Constrangimento internacional
Para o atual presidente da Comissão de Direitos Humanos da OAB-BA, Jerônimo Mesquita, a condenação por um organismo internacional demonstra a total inercia e incompetência do Brasil em fazer a reparação desse crime bárbaro. Uma vez que mesmo após tanto tempo não houve qualquer tipo de indenização às famílias e punição aos culpados. 

Jerônimo chama atenção ainda para o corte social e de gênero que se percebe nesse caso, pois a maioria absoluta das vítimas era mulher e todos aqueles que morreram na explosão eram pobres. "A responsabilização é tanto reparar quem foi vítima quanto condenar quem causou o dano, o que não foi feito pelo Estado brasileiro".

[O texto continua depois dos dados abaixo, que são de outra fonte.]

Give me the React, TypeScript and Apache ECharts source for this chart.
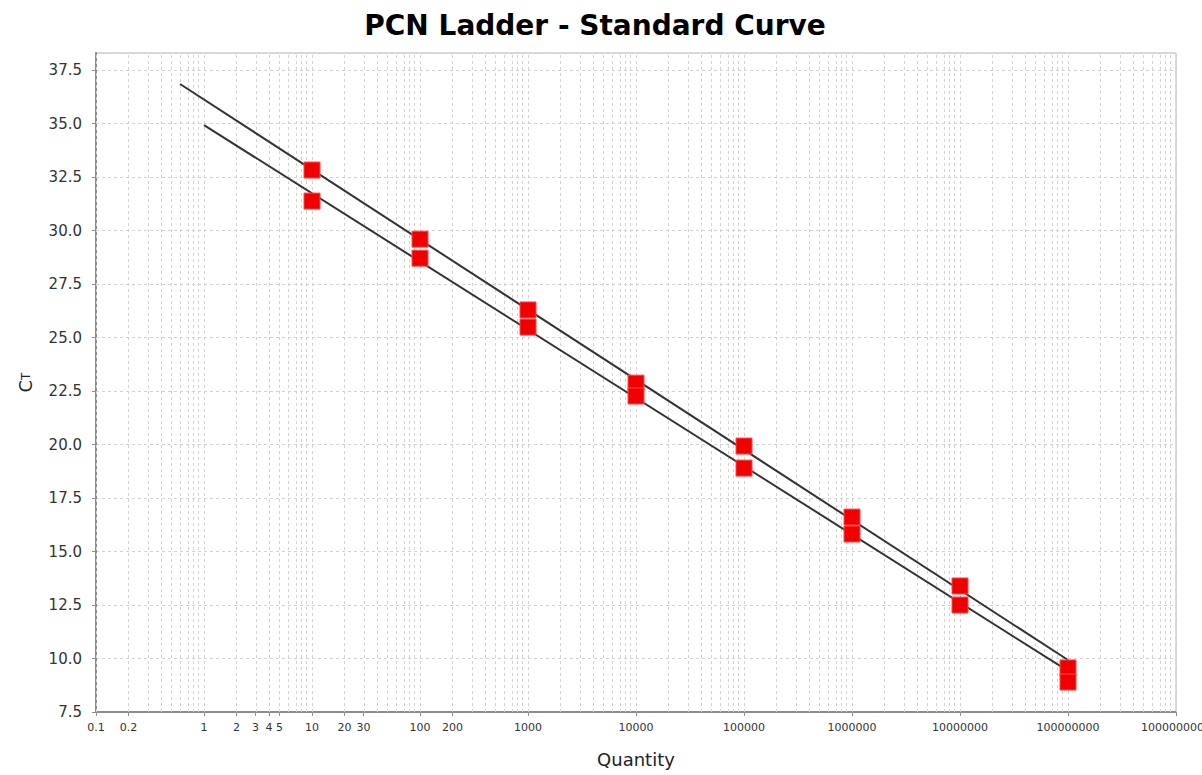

Além disso, ele ressalta que essa ineficiência da justiça brasileira a ponto do caso precisar ser decidido por uma corte internacional é constrangedor para a imagem do país. "A lentidão no judiciário causa esse tipo de dano. Passados tantos anos, não há decisões definitivas e as famílias não não receberam nada. É um constrangimento internacional".